With just two months left for the critical FAME 2 incentive scheme to expire, a senior government official has assured that the benefits will continue beyond March 2024, a development which will come as a relief for the electric two and three-wheeler makers, who have benefited from the sops to offer their vehicles at a much more accessible ticket price for electric vehicles.
“The government must assist the industry and encourage consumers to switch to zero-emission modes of transportation, so the demand incentives of the FAME scheme are likely to continue,” said Dr. Hanif Qureshi, Additional Secretary, Ministry of Heavy Industries.
Speaking exclusively to Autocar Professional at the sidelines of the ARAI Symposium on International Automotive Technology (SIAT) 2024 in Pune, he said that FAME 3 will be implemented after FAME 2 expires in March 2024.
The Additional Secretary indicated that the FAME 3 program may not be as huge, but will undoubtedly have a budget, which will also push for electric trucks as part of the government’s effort to decarbonise large fleets that use traditional fuel sources.
The fact that FAME 3 will ‘undoubtedly be introduced in the upcoming Union Budget 2024 by Finance Minister FM Sitharaman,’ was also confirmed by a senior government official who stated that “the FAME 3 scheme will carry on the guidelines of FAME 2, but will include certain measures that will improve the ease of doing business for OEMs, component makers, and other auto industry members.”
The FAME II scheme, with an outlay of Rs 10,000 crore, was initially rolled for three years ending in 2022 but was later extended till March 2024.
The scheme is targeted to support one million registered two-wheelers, apart from three-wheelers, four-wheelers, and buses, with 86 percent of funds being allocated for demand incentives.
In June, the government slashed the subsidy for electric two-wheelers under the scheme by Rs 5,000 to Rs 10,000 per kWh and reduced the cap on incentives for two-wheelers to 15% of the ex-factory price of vehicles from 40%.
The subsidy was reduced after the funds envisaged for the two-wheeler segment were exhausted. The government had also revised the scheme outlay for electric two-wheelers to Rs 3,500 crore from Rs 2,000 crore to continue the subsidy.
While addressing the attendees at the show, Additional Secretary Qureshi also highlighted the necessity for testing agencies to speed up the process of awarding the eligibility certificates to enterprises that have been awarded under the government’s PLI auto scheme.
The Union Cabinet authorised the PLI-Auto Scheme on September 15, 2021, with a financial outlay of Rs 25,938 crore for five years, from FY2022-23 to FY2026-27, which has been extended by one year to FY27-28.

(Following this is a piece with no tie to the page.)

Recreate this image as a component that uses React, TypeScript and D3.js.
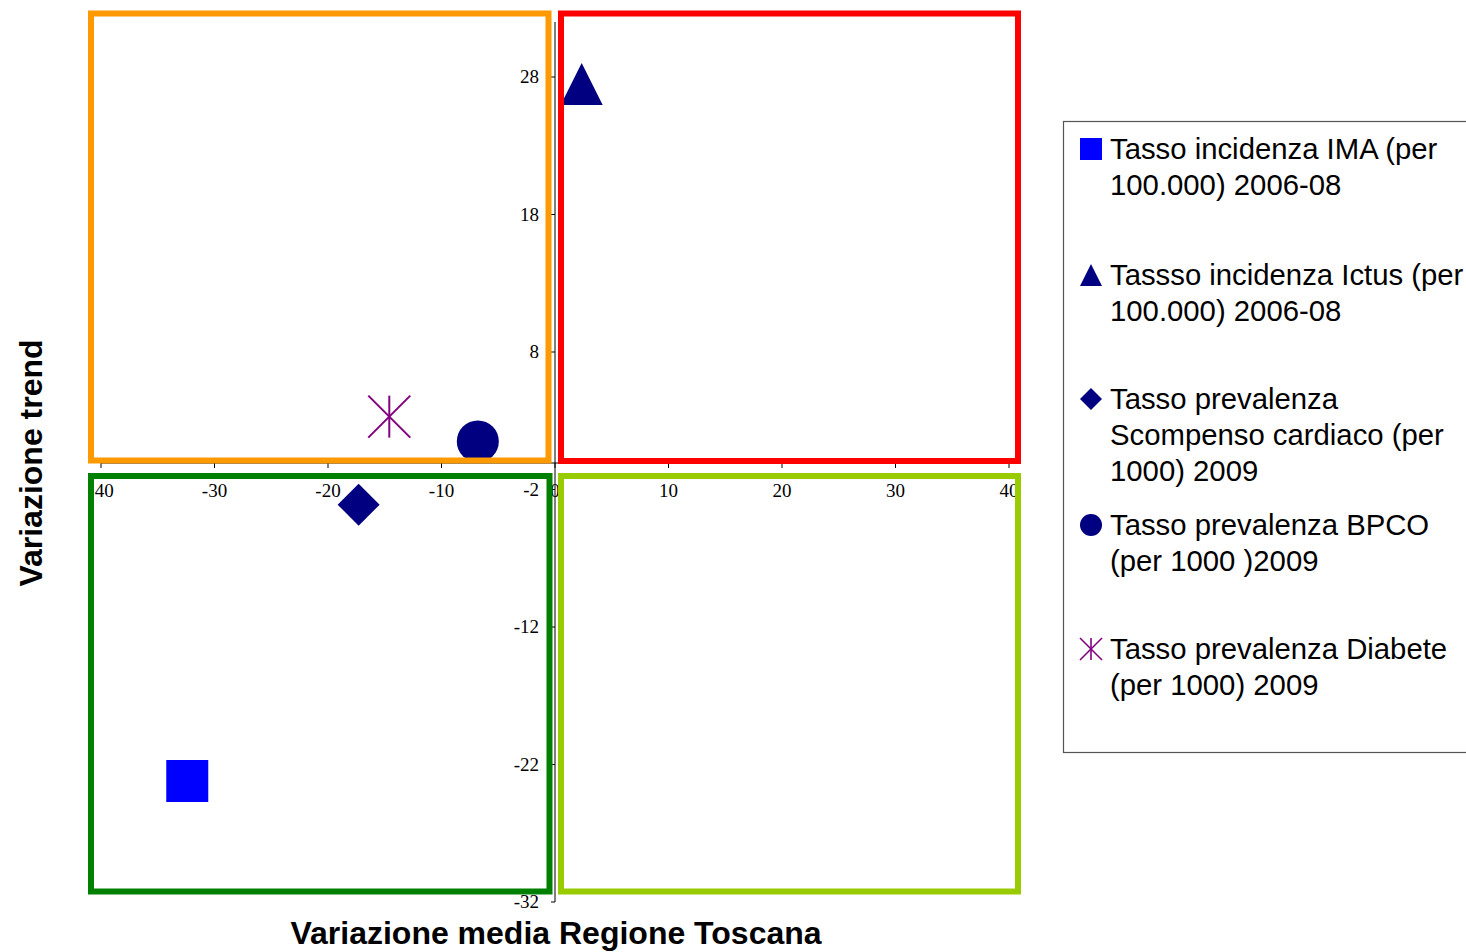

PLI in auto and components scheme aims to boost manufacturing of Advanced Automotive Technology (AAT) products, promote deep localisation for AAT products, and enable the creation of a domestic and global supply chain for Zero Emission Vehicles (ZEVs), i.e. battery electric vehicles and hydrogen fuel cell vehicles.
More than three OEMs, including Mahindra & Mahindra, Tata Motors, and Ola Electric, have already secured eligibility certifications for incentives under the vehicle PLI scheme.
Additional Secretary Qureshi stated that 23 other applicants have submitted their applications, which are currently in various stages, and they will be given the eligibility certificates in the coming weeks.
The government is exploring promoting electrification of goods, including the planned FAME initiative to encourage intercity electric buses and small and medium-sized trucks used by fleet operators.
“This will cut emissions from large-scale transportation using conventional fuel as they move towards electrification” he indicated.